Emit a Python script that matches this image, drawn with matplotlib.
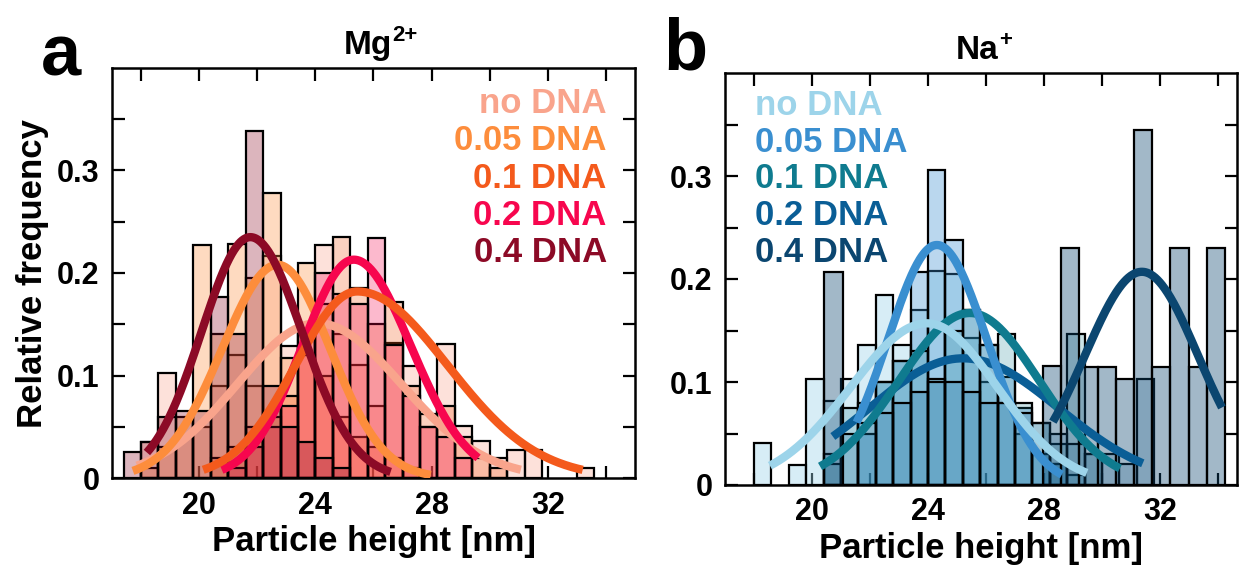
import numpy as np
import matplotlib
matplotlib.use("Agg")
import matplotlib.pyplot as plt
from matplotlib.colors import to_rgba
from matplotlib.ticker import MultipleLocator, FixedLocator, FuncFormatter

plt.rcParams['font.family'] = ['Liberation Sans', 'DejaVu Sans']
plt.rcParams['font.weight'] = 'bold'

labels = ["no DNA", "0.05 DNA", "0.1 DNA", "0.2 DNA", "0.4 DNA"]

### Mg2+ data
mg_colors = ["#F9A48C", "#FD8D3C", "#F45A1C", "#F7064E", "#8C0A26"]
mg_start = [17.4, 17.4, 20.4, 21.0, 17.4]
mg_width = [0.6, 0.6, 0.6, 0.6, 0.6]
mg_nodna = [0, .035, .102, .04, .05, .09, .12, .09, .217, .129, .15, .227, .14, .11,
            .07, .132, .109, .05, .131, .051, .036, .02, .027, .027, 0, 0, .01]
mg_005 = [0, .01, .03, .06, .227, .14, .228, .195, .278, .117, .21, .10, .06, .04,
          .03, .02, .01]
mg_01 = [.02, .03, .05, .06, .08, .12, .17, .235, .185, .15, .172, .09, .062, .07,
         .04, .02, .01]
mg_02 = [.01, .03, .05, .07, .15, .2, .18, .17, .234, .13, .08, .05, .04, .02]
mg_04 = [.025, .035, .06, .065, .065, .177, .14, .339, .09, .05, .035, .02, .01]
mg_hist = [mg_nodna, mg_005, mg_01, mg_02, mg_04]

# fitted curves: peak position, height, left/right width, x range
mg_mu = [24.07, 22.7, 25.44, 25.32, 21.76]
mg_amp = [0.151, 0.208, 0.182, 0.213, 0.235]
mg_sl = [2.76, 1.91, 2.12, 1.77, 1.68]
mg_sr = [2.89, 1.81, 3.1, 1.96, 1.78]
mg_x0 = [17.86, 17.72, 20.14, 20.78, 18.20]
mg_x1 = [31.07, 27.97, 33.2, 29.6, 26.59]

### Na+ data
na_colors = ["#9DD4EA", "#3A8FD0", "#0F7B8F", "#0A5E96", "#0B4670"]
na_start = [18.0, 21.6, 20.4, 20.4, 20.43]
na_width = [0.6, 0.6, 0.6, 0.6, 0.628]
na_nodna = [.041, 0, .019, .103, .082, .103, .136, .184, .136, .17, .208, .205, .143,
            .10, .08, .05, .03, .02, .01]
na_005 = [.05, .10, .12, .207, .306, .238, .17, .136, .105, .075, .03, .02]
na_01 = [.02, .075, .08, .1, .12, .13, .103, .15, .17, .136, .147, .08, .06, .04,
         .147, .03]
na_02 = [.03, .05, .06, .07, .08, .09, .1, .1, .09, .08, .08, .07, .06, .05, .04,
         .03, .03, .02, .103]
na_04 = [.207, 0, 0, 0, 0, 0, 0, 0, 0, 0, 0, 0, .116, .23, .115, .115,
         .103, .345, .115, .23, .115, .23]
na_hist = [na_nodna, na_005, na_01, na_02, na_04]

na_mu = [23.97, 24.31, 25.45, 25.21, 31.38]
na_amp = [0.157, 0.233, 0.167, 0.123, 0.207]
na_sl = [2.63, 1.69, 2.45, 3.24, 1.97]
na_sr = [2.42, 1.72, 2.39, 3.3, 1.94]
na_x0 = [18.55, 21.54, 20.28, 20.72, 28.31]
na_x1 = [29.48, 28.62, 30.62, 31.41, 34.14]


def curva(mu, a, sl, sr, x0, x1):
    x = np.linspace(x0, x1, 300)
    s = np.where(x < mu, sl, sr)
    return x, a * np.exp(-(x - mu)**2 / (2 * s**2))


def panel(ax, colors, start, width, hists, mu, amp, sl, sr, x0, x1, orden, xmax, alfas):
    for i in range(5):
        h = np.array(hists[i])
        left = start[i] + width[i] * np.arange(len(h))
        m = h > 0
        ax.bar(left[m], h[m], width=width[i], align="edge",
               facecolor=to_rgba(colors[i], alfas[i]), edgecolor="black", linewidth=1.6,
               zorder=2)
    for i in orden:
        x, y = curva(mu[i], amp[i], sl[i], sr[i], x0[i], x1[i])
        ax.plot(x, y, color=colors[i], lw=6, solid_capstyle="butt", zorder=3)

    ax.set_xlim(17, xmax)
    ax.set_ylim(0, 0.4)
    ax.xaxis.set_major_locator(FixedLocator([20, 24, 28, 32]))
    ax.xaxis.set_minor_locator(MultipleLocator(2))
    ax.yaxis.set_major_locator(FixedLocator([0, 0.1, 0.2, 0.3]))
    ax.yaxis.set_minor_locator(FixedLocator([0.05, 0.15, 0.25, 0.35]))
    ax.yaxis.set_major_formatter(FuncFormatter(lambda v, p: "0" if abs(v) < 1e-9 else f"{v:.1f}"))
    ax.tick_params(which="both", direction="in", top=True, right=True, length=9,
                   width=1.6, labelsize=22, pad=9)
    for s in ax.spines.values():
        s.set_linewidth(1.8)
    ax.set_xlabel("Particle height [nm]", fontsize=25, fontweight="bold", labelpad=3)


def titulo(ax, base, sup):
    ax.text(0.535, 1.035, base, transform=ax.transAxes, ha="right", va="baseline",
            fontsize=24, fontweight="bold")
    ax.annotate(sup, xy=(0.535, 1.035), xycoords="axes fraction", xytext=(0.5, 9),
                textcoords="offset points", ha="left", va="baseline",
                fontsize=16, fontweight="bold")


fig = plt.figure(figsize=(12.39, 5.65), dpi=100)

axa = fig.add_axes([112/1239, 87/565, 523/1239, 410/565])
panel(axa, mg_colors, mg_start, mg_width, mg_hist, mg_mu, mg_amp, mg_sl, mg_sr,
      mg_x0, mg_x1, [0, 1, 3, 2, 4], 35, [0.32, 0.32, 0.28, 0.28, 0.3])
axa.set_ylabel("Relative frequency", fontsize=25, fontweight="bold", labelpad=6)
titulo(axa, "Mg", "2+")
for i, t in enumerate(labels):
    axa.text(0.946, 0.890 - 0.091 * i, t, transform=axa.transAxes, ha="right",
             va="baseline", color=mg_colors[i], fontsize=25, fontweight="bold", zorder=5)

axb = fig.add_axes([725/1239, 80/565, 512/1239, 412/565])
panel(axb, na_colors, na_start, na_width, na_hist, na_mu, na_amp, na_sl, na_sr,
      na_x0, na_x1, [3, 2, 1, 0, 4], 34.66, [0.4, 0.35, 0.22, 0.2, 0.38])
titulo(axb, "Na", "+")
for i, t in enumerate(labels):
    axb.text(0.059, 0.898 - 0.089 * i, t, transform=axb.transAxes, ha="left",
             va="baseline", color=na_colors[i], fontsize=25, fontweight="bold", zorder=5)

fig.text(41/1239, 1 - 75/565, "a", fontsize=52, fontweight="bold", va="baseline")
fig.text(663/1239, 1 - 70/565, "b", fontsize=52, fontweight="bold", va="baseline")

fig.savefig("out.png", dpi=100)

[Exercise goal]
Every line of the material is to be quoted exactly, with no pictures carried over.

[Task result]
Emit a Python script that matches this image, drawn with matplotlib.
import numpy as np
import matplotlib
matplotlib.use("Agg")
import matplotlib.pyplot as plt
from matplotlib.colors import to_rgba
from matplotlib.ticker import MultipleLocator, FixedLocator, FuncFormatter

plt.rcParams['font.family'] = ['Liberation Sans', 'DejaVu Sans']
plt.rcParams['font.weight'] = 'bold'

labels = ["no DNA", "0.05 DNA", "0.1 DNA", "0.2 DNA", "0.4 DNA"]

### Mg2+ data
mg_colors = ["#F9A48C", "#FD8D3C", "#F45A1C", "#F7064E", "#8C0A26"]
mg_start = [17.4, 17.4, 20.4, 21.0, 17.4]
mg_width = [0.6, 0.6, 0.6, 0.6, 0.6]
mg_nodna = [0, .035, .102, .04, .05, .09, .12, .09, .217, .129, .15, .227, .14, .11,
            .07, .132, .109, .05, .131, .051, .036, .02, .027, .027, 0, 0, .01]
mg_005 = [0, .01, .03, .06, .227, .14, .228, .195, .278, .117, .21, .10, .06, .04,
          .03, .02, .01]
mg_01 = [.02, .03, .05, .06, .08, .12, .17, .235, .185, .15, .172, .09, .062, .07,
         .04, .02, .01]
mg_02 = [.01, .03, .05, .07, .15, .2, .18, .17, .234, .13, .08, .05, .04, .02]
mg_04 = [.025, .035, .06, .065, .065, .177, .14, .339, .09, .05, .035, .02, .01]
mg_hist = [mg_nodna, mg_005, mg_01, mg_02, mg_04]

# fitted curves: peak position, height, left/right width, x range
mg_mu = [24.07, 22.7, 25.44, 25.32, 21.76]
mg_amp = [0.151, 0.208, 0.182, 0.213, 0.235]
mg_sl = [2.76, 1.91, 2.12, 1.77, 1.68]
mg_sr = [2.89, 1.81, 3.1, 1.96, 1.78]
mg_x0 = [17.86, 17.72, 20.14, 20.78, 18.20]
mg_x1 = [31.07, 27.97, 33.2, 29.6, 26.59]

### Na+ data
na_colors = ["#9DD4EA", "#3A8FD0", "#0F7B8F", "#0A5E96", "#0B4670"]
na_start = [18.0, 21.6, 20.4, 20.4, 20.43]
na_width = [0.6, 0.6, 0.6, 0.6, 0.628]
na_nodna = [.041, 0, .019, .103, .082, .103, .136, .184, .136, .17, .208, .205, .143,
            .10, .08, .05, .03, .02, .01]
na_005 = [.05, .10, .12, .207, .306, .238, .17, .136, .105, .075, .03, .02]
na_01 = [.02, .075, .08, .1, .12, .13, .103, .15, .17, .136, .147, .08, .06, .04,
         .147, .03]
na_02 = [.03, .05, .06, .07, .08, .09, .1, .1, .09, .08, .08, .07, .06, .05, .04,
         .03, .03, .02, .103]
na_04 = [.207, 0, 0, 0, 0, 0, 0, 0, 0, 0, 0, 0, .116, .23, .115, .115,
         .103, .345, .115, .23, .115, .23]
na_hist = [na_nodna, na_005, na_01, na_02, na_04]

na_mu = [23.97, 24.31, 25.45, 25.21, 31.38]
na_amp = [0.157, 0.233, 0.167, 0.123, 0.207]
na_sl = [2.63, 1.69, 2.45, 3.24, 1.97]
na_sr = [2.42, 1.72, 2.39, 3.3, 1.94]
na_x0 = [18.55, 21.54, 20.28, 20.72, 28.31]
na_x1 = [29.48, 28.62, 30.62, 31.41, 34.14]


def curva(mu, a, sl, sr, x0, x1):
    x = np.linspace(x0, x1, 300)
    s = np.where(x < mu, sl, sr)
    return x, a * np.exp(-(x - mu)**2 / (2 * s**2))


def panel(ax, colors, start, width, hists, mu, amp, sl, sr, x0, x1, orden, xmax, alfas):
    for i in range(5):
        h = np.array(hists[i])
        left = start[i] + width[i] * np.arange(len(h))
        m = h > 0
        ax.bar(left[m], h[m], width=width[i], align="edge",
               facecolor=to_rgba(colors[i], alfas[i]), edgecolor="black", linewidth=1.6,
               zorder=2)
    for i in orden:
        x, y = curva(mu[i], amp[i], sl[i], sr[i], x0[i], x1[i])
        ax.plot(x, y, color=colors[i], lw=6, solid_capstyle="butt", zorder=3)

    ax.set_xlim(17, xmax)
    ax.set_ylim(0, 0.4)
    ax.xaxis.set_major_locator(FixedLocator([20, 24, 28, 32]))
    ax.xaxis.set_minor_locator(MultipleLocator(2))
    ax.yaxis.set_major_locator(FixedLocator([0, 0.1, 0.2, 0.3]))
    ax.yaxis.set_minor_locator(FixedLocator([0.05, 0.15, 0.25, 0.35]))
    ax.yaxis.set_major_formatter(FuncFormatter(lambda v, p: "0" if abs(v) < 1e-9 else f"{v:.1f}"))
    ax.tick_params(which="both", direction="in", top=True, right=True, length=9,
                   width=1.6, labelsize=22, pad=9)
    for s in ax.spines.values():
        s.set_linewidth(1.8)
    ax.set_xlabel("Particle height [nm]", fontsize=25, fontweight="bold", labelpad=3)


def titulo(ax, base, sup):
    ax.text(0.535, 1.035, base, transform=ax.transAxes, ha="right", va="baseline",
            fontsize=24, fontweight="bold")
    ax.annotate(sup, xy=(0.535, 1.035), xycoords="axes fraction", xytext=(0.5, 9),
                textcoords="offset points", ha="left", va="baseline",
                fontsize=16, fontweight="bold")


fig = plt.figure(figsize=(12.39, 5.65), dpi=100)

axa = fig.add_axes([112/1239, 87/565, 523/1239, 410/565])
panel(axa, mg_colors, mg_start, mg_width, mg_hist, mg_mu, mg_amp, mg_sl, mg_sr,
      mg_x0, mg_x1, [0, 1, 3, 2, 4], 35, [0.32, 0.32, 0.28, 0.28, 0.3])
axa.set_ylabel("Relative frequency", fontsize=25, fontweight="bold", labelpad=6)
titulo(axa, "Mg", "2+")
for i, t in enumerate(labels):
    axa.text(0.946, 0.890 - 0.091 * i, t, transform=axa.transAxes, ha="right",
             va="baseline", color=mg_colors[i], fontsize=25, fontweight="bold", zorder=5)

axb = fig.add_axes([725/1239, 80/565, 512/1239, 412/565])
panel(axb, na_colors, na_start, na_width, na_hist, na_mu, na_amp, na_sl, na_sr,
      na_x0, na_x1, [3, 2, 1, 0, 4], 34.66, [0.4, 0.35, 0.22, 0.2, 0.38])
titulo(axb, "Na", "+")
for i, t in enumerate(labels):
    axb.text(0.059, 0.898 - 0.089 * i, t, transform=axb.transAxes, ha="left",
             va="baseline", color=na_colors[i], fontsize=25, fontweight="bold", zorder=5)

fig.text(41/1239, 1 - 75/565, "a", fontsize=52, fontweight="bold", va="baseline")
fig.text(663/1239, 1 - 70/565, "b", fontsize=52, fontweight="bold", va="baseline")

fig.savefig("out.png", dpi=100)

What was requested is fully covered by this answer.